*Exercise prompt*. Transcribe every entry below word for word, but skip the pictures.

*Input*.
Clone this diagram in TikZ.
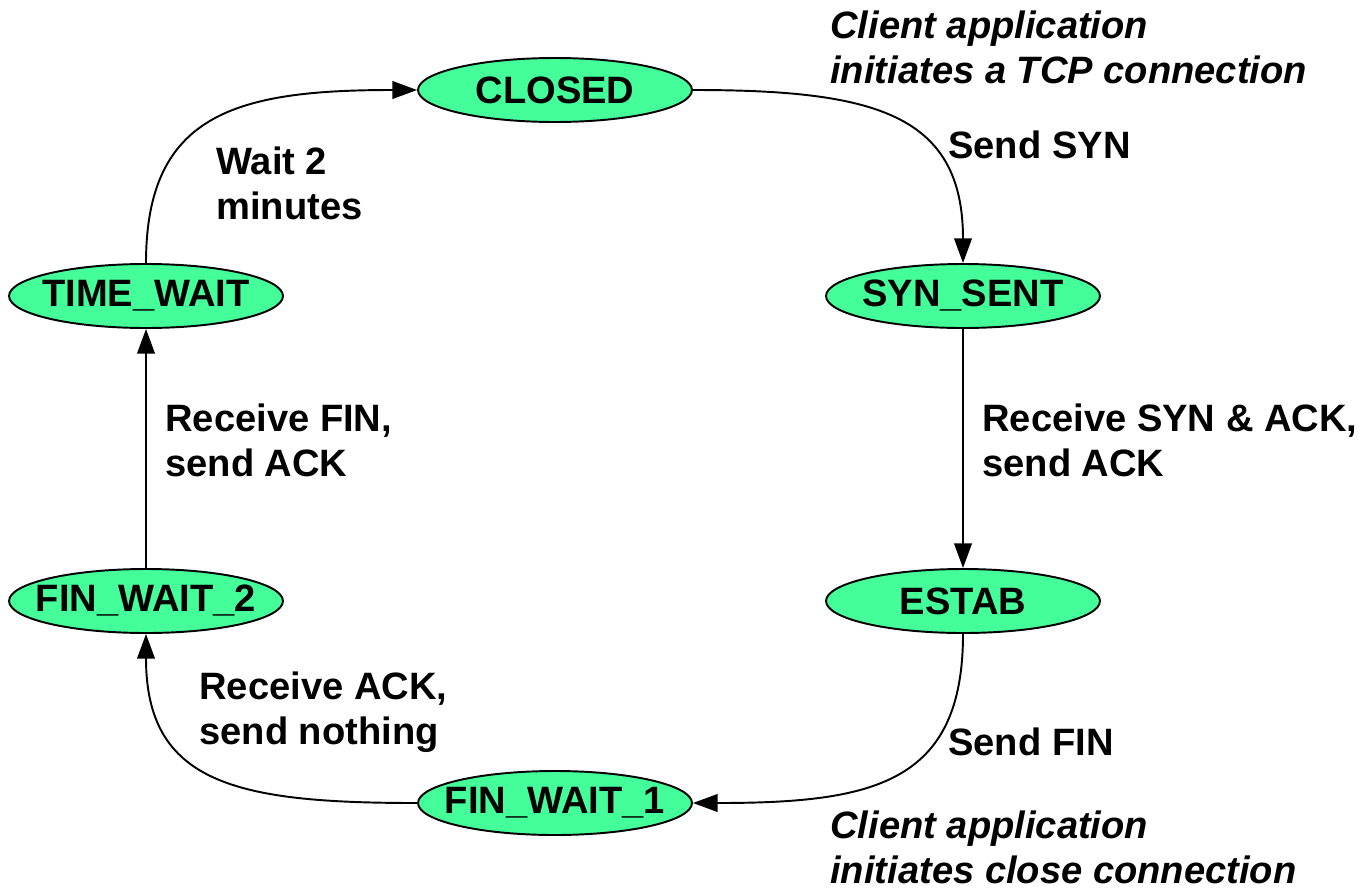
\documentclass[tikz,border=0pt]{standalone}
\usepackage{fontspec}
\setmainfont{Liberation Sans}
\usetikzlibrary{shapes.geometric,arrows.meta}
\definecolor{statefill}{HTML}{44FF99}
\newcommand{\statetext}[1]{\makebox[0pt]{#1}}
\begin{document}
\begin{tikzpicture}[x=0.02cm,y=-0.02cm,
  state/.style={ellipse,draw=black,line width=1.1pt,fill=statefill,
    minimum width=5.48cm,minimum height=1.28cm,inner sep=0pt,
    font=\fontsize{21.7}{25.5}\selectfont\bfseries},
  edge/.style={line width=1.1pt,-{Triangle[length=14pt,width=10pt]}},
  lbl/.style={anchor=west,align=left,inner sep=0pt,
    font=\fontsize{21.7}{25.5}\selectfont\bfseries},
  note/.style={lbl,font=\fontsize{21.7}{25.5}\selectfont\bfseries\itshape}]
\useasboundingbox (0,0) rectangle (1364,889);

% states
\node[state] (closed)  at (555,90)  {\statetext{CLOSED}};
\node[state] (synsent) at (963,296) {\statetext{SYN\_SENT}};
\node[state] (estab)   at (963,601) {\statetext{ESTAB}};
\node[state] (fw1)     at (555,803) {\statetext{FIN\_WAIT\_1}};
\node[state] (fw2)     at (146,601) {\statetext{FIN\_WAIT\_2}};
\node[state] (tw)      at (146,296) {\statetext{TIME\_WAIT}};

% transitions
\draw[edge] (closed.east) .. controls +(180,0) and +(0,-150) .. (synsent.north);
\draw[edge] (synsent.south) -- (estab.north);
\draw[edge] (estab.south) .. controls +(0,150) and +(180,0) .. (fw1.east);
\draw[edge] (fw1.west) .. controls +(-180,0) and +(0,150) .. (fw2.south);
\draw[edge] (fw2.north) -- (tw.south);
\draw[edge] (tw.north) .. controls +(0,-150) and +(-180,0) .. (closed.west);

% labels
\node[note] (n1) at (830,47.5) {Client application\\initiates a TCP connection};
\node[lbl]  (l1) at (948,145)  {Send SYN};
\node[lbl]  (l2) at (982,440)  {Receive SYN \& ACK,\\send ACK};
\node[lbl]  (l3) at (948,742)  {Send FIN};
\node[note] (n2) at (830,847)  {Client application\\initiates close connection};
\node[lbl]  (l4) at (199,712)  {Receive ACK,\\send nothing};
\node[lbl]  (l5) at (165,440)  {Receive FIN,\\send ACK};
\node[lbl]  (l6) at (216,183)  {Wait 2\\minutes};
\end{tikzpicture}
\end{document}
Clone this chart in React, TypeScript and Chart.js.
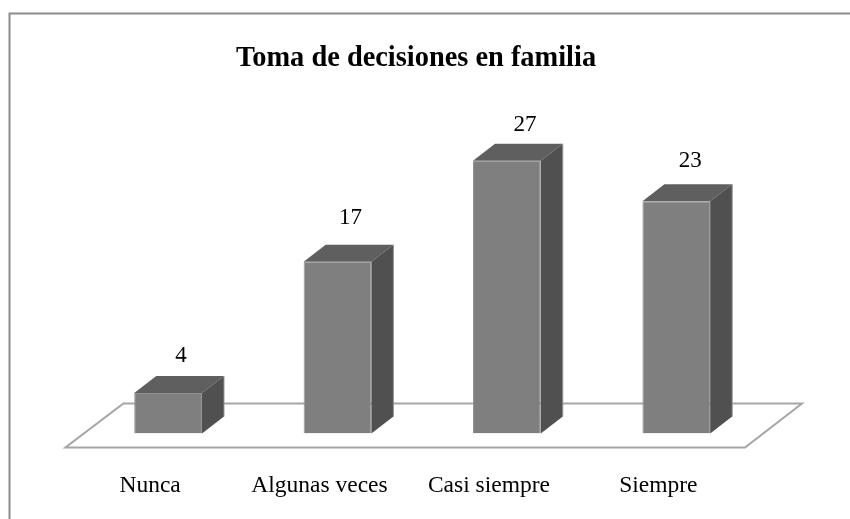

*Full solution*.
Clone this diagram in TikZ.
\documentclass[tikz,border=0pt]{standalone}
\usepackage{fontspec}
\setmainfont{Liberation Sans}
\usetikzlibrary{shapes.geometric,arrows.meta}
\definecolor{statefill}{HTML}{44FF99}
\newcommand{\statetext}[1]{\makebox[0pt]{#1}}
\begin{document}
\begin{tikzpicture}[x=0.02cm,y=-0.02cm,
  state/.style={ellipse,draw=black,line width=1.1pt,fill=statefill,
    minimum width=5.48cm,minimum height=1.28cm,inner sep=0pt,
    font=\fontsize{21.7}{25.5}\selectfont\bfseries},
  edge/.style={line width=1.1pt,-{Triangle[length=14pt,width=10pt]}},
  lbl/.style={anchor=west,align=left,inner sep=0pt,
    font=\fontsize{21.7}{25.5}\selectfont\bfseries},
  note/.style={lbl,font=\fontsize{21.7}{25.5}\selectfont\bfseries\itshape}]
\useasboundingbox (0,0) rectangle (1364,889);

% states
\node[state] (closed)  at (555,90)  {\statetext{CLOSED}};
\node[state] (synsent) at (963,296) {\statetext{SYN\_SENT}};
\node[state] (estab)   at (963,601) {\statetext{ESTAB}};
\node[state] (fw1)     at (555,803) {\statetext{FIN\_WAIT\_1}};
\node[state] (fw2)     at (146,601) {\statetext{FIN\_WAIT\_2}};
\node[state] (tw)      at (146,296) {\statetext{TIME\_WAIT}};

% transitions
\draw[edge] (closed.east) .. controls +(180,0) and +(0,-150) .. (synsent.north);
\draw[edge] (synsent.south) -- (estab.north);
\draw[edge] (estab.south) .. controls +(0,150) and +(180,0) .. (fw1.east);
\draw[edge] (fw1.west) .. controls +(-180,0) and +(0,150) .. (fw2.south);
\draw[edge] (fw2.north) -- (tw.south);
\draw[edge] (tw.north) .. controls +(0,-150) and +(-180,0) .. (closed.west);

% labels
\node[note] (n1) at (830,47.5) {Client application\\initiates a TCP connection};
\node[lbl]  (l1) at (948,145)  {Send SYN};
\node[lbl]  (l2) at (982,440)  {Receive SYN \& ACK,\\send ACK};
\node[lbl]  (l3) at (948,742)  {Send FIN};
\node[note] (n2) at (830,847)  {Client application\\initiates close connection};
\node[lbl]  (l4) at (199,712)  {Receive ACK,\\send nothing};
\node[lbl]  (l5) at (165,440)  {Receive FIN,\\send ACK};
\node[lbl]  (l6) at (216,183)  {Wait 2\\minutes};
\end{tikzpicture}
\end{document}
Clone this chart in React, TypeScript and Chart.js.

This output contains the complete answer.